======== Data segment

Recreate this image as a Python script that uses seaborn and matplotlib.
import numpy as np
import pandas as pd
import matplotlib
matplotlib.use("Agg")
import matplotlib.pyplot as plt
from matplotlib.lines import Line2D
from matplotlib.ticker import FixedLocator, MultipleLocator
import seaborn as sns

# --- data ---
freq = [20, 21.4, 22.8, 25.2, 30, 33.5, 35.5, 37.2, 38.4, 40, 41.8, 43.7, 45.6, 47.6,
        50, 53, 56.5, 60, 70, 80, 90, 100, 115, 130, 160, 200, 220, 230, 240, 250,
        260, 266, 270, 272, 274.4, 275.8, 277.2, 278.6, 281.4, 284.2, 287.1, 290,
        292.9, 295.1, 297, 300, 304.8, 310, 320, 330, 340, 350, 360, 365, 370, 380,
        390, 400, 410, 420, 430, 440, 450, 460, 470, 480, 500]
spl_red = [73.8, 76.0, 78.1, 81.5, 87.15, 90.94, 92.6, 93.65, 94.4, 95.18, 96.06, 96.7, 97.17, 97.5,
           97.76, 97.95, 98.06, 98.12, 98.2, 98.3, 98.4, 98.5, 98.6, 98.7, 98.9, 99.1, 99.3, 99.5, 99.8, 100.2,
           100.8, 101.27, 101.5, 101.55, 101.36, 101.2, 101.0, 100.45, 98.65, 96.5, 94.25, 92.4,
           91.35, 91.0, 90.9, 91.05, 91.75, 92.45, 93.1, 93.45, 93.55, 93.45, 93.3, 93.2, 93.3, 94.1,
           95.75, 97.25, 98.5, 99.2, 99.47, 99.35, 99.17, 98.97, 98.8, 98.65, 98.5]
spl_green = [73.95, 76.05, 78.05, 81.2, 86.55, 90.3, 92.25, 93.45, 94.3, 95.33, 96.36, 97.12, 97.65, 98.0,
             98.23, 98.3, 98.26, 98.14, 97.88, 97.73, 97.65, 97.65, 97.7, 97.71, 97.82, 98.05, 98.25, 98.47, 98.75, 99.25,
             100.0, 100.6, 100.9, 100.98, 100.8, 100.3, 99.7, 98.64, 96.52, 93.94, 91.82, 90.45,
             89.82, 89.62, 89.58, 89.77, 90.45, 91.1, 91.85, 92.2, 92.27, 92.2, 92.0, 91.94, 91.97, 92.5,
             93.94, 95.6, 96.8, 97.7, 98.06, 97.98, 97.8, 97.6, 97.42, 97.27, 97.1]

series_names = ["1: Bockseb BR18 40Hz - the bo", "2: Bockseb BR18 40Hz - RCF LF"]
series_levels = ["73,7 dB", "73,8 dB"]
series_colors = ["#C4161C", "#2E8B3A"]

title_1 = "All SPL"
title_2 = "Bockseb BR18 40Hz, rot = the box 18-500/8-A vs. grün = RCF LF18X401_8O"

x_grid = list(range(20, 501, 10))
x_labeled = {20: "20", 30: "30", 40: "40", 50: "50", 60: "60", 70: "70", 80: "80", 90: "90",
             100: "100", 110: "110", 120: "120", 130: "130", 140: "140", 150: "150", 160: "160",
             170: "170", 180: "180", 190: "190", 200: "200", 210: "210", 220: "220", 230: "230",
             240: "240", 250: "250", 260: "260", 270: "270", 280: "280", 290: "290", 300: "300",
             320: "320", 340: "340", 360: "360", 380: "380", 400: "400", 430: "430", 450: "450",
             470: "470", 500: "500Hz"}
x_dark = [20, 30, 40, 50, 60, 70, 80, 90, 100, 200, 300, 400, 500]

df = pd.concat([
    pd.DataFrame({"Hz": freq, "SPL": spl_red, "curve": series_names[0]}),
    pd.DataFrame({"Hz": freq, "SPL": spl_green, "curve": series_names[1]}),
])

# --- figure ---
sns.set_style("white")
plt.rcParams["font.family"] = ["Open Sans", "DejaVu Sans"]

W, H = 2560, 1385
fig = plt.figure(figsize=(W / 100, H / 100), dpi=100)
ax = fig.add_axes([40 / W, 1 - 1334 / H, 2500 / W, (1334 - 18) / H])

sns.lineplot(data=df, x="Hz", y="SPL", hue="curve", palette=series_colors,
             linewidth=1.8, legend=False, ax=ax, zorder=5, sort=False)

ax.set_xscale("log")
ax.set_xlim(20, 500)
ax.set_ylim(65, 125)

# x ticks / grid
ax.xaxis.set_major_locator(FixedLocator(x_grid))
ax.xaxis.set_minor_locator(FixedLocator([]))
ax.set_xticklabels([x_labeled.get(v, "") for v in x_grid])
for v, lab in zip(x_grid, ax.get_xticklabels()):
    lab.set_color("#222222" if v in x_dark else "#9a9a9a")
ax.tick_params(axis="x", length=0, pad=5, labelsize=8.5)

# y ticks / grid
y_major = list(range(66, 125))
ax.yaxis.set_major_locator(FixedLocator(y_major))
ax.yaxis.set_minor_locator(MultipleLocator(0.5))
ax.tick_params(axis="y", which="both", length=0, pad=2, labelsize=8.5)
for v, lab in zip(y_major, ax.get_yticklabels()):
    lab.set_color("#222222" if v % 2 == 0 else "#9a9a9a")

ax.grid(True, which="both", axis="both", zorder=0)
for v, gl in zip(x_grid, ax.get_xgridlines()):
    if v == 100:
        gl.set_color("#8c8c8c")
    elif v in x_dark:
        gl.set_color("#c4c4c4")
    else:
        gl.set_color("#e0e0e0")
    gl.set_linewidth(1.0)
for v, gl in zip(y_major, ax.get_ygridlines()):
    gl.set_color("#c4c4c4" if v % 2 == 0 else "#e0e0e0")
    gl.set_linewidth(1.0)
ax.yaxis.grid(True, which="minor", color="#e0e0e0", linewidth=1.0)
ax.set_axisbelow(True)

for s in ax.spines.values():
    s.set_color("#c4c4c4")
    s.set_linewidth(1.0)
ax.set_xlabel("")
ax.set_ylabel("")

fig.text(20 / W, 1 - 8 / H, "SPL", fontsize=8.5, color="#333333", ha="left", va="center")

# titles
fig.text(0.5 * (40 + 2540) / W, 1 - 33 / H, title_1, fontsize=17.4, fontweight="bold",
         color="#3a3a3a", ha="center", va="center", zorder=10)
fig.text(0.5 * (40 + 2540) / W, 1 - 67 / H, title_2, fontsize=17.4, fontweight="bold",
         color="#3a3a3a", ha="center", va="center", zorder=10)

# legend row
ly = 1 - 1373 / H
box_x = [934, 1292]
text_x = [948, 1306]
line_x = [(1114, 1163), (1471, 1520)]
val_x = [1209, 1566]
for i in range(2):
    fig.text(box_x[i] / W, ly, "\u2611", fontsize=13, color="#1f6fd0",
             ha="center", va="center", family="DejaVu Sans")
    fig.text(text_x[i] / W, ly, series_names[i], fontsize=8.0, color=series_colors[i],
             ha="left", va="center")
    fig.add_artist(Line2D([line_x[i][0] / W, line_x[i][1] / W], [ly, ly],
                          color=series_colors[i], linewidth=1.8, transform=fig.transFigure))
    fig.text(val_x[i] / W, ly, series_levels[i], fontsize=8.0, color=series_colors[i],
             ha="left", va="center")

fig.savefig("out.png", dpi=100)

================

**Brief**
From the listing above, reproduce all the lines exactly.

**Answer in full**
Recreate this image as a Python script that uses seaborn and matplotlib.
import numpy as np
import pandas as pd
import matplotlib
matplotlib.use("Agg")
import matplotlib.pyplot as plt
from matplotlib.lines import Line2D
from matplotlib.ticker import FixedLocator, MultipleLocator
import seaborn as sns

# --- data ---
freq = [20, 21.4, 22.8, 25.2, 30, 33.5, 35.5, 37.2, 38.4, 40, 41.8, 43.7, 45.6, 47.6,
        50, 53, 56.5, 60, 70, 80, 90, 100, 115, 130, 160, 200, 220, 230, 240, 250,
        260, 266, 270, 272, 274.4, 275.8, 277.2, 278.6, 281.4, 284.2, 287.1, 290,
        292.9, 295.1, 297, 300, 304.8, 310, 320, 330, 340, 350, 360, 365, 370, 380,
        390, 400, 410, 420, 430, 440, 450, 460, 470, 480, 500]
spl_red = [73.8, 76.0, 78.1, 81.5, 87.15, 90.94, 92.6, 93.65, 94.4, 95.18, 96.06, 96.7, 97.17, 97.5,
           97.76, 97.95, 98.06, 98.12, 98.2, 98.3, 98.4, 98.5, 98.6, 98.7, 98.9, 99.1, 99.3, 99.5, 99.8, 100.2,
           100.8, 101.27, 101.5, 101.55, 101.36, 101.2, 101.0, 100.45, 98.65, 96.5, 94.25, 92.4,
           91.35, 91.0, 90.9, 91.05, 91.75, 92.45, 93.1, 93.45, 93.55, 93.45, 93.3, 93.2, 93.3, 94.1,
           95.75, 97.25, 98.5, 99.2, 99.47, 99.35, 99.17, 98.97, 98.8, 98.65, 98.5]
spl_green = [73.95, 76.05, 78.05, 81.2, 86.55, 90.3, 92.25, 93.45, 94.3, 95.33, 96.36, 97.12, 97.65, 98.0,
             98.23, 98.3, 98.26, 98.14, 97.88, 97.73, 97.65, 97.65, 97.7, 97.71, 97.82, 98.05, 98.25, 98.47, 98.75, 99.25,
             100.0, 100.6, 100.9, 100.98, 100.8, 100.3, 99.7, 98.64, 96.52, 93.94, 91.82, 90.45,
             89.82, 89.62, 89.58, 89.77, 90.45, 91.1, 91.85, 92.2, 92.27, 92.2, 92.0, 91.94, 91.97, 92.5,
             93.94, 95.6, 96.8, 97.7, 98.06, 97.98, 97.8, 97.6, 97.42, 97.27, 97.1]

series_names = ["1: Bockseb BR18 40Hz - the bo", "2: Bockseb BR18 40Hz - RCF LF"]
series_levels = ["73,7 dB", "73,8 dB"]
series_colors = ["#C4161C", "#2E8B3A"]

title_1 = "All SPL"
title_2 = "Bockseb BR18 40Hz, rot = the box 18-500/8-A vs. grün = RCF LF18X401_8O"

x_grid = list(range(20, 501, 10))
x_labeled = {20: "20", 30: "30", 40: "40", 50: "50", 60: "60", 70: "70", 80: "80", 90: "90",
             100: "100", 110: "110", 120: "120", 130: "130", 140: "140", 150: "150", 160: "160",
             170: "170", 180: "180", 190: "190", 200: "200", 210: "210", 220: "220", 230: "230",
             240: "240", 250: "250", 260: "260", 270: "270", 280: "280", 290: "290", 300: "300",
             320: "320", 340: "340", 360: "360", 380: "380", 400: "400", 430: "430", 450: "450",
             470: "470", 500: "500Hz"}
x_dark = [20, 30, 40, 50, 60, 70, 80, 90, 100, 200, 300, 400, 500]

df = pd.concat([
    pd.DataFrame({"Hz": freq, "SPL": spl_red, "curve": series_names[0]}),
    pd.DataFrame({"Hz": freq, "SPL": spl_green, "curve": series_names[1]}),
])

# --- figure ---
sns.set_style("white")
plt.rcParams["font.family"] = ["Open Sans", "DejaVu Sans"]

W, H = 2560, 1385
fig = plt.figure(figsize=(W / 100, H / 100), dpi=100)
ax = fig.add_axes([40 / W, 1 - 1334 / H, 2500 / W, (1334 - 18) / H])

sns.lineplot(data=df, x="Hz", y="SPL", hue="curve", palette=series_colors,
             linewidth=1.8, legend=False, ax=ax, zorder=5, sort=False)

ax.set_xscale("log")
ax.set_xlim(20, 500)
ax.set_ylim(65, 125)

# x ticks / grid
ax.xaxis.set_major_locator(FixedLocator(x_grid))
ax.xaxis.set_minor_locator(FixedLocator([]))
ax.set_xticklabels([x_labeled.get(v, "") for v in x_grid])
for v, lab in zip(x_grid, ax.get_xticklabels()):
    lab.set_color("#222222" if v in x_dark else "#9a9a9a")
ax.tick_params(axis="x", length=0, pad=5, labelsize=8.5)

# y ticks / grid
y_major = list(range(66, 125))
ax.yaxis.set_major_locator(FixedLocator(y_major))
ax.yaxis.set_minor_locator(MultipleLocator(0.5))
ax.tick_params(axis="y", which="both", length=0, pad=2, labelsize=8.5)
for v, lab in zip(y_major, ax.get_yticklabels()):
    lab.set_color("#222222" if v % 2 == 0 else "#9a9a9a")

ax.grid(True, which="both", axis="both", zorder=0)
for v, gl in zip(x_grid, ax.get_xgridlines()):
    if v == 100:
        gl.set_color("#8c8c8c")
    elif v in x_dark:
        gl.set_color("#c4c4c4")
    else:
        gl.set_color("#e0e0e0")
    gl.set_linewidth(1.0)
for v, gl in zip(y_major, ax.get_ygridlines()):
    gl.set_color("#c4c4c4" if v % 2 == 0 else "#e0e0e0")
    gl.set_linewidth(1.0)
ax.yaxis.grid(True, which="minor", color="#e0e0e0", linewidth=1.0)
ax.set_axisbelow(True)

for s in ax.spines.values():
    s.set_color("#c4c4c4")
    s.set_linewidth(1.0)
ax.set_xlabel("")
ax.set_ylabel("")

fig.text(20 / W, 1 - 8 / H, "SPL", fontsize=8.5, color="#333333", ha="left", va="center")

# titles
fig.text(0.5 * (40 + 2540) / W, 1 - 33 / H, title_1, fontsize=17.4, fontweight="bold",
         color="#3a3a3a", ha="center", va="center", zorder=10)
fig.text(0.5 * (40 + 2540) / W, 1 - 67 / H, title_2, fontsize=17.4, fontweight="bold",
         color="#3a3a3a", ha="center", va="center", zorder=10)

# legend row
ly = 1 - 1373 / H
box_x = [934, 1292]
text_x = [948, 1306]
line_x = [(1114, 1163), (1471, 1520)]
val_x = [1209, 1566]
for i in range(2):
    fig.text(box_x[i] / W, ly, "\u2611", fontsize=13, color="#1f6fd0",
             ha="center", va="center", family="DejaVu Sans")
    fig.text(text_x[i] / W, ly, series_names[i], fontsize=8.0, color=series_colors[i],
             ha="left", va="center")
    fig.add_artist(Line2D([line_x[i][0] / W, line_x[i][1] / W], [ly, ly],
                          color=series_colors[i], linewidth=1.8, transform=fig.transFigure))
    fig.text(val_x[i] / W, ly, series_levels[i], fontsize=8.0, color=series_colors[i],
             ha="left", va="center")

fig.savefig("out.png", dpi=100)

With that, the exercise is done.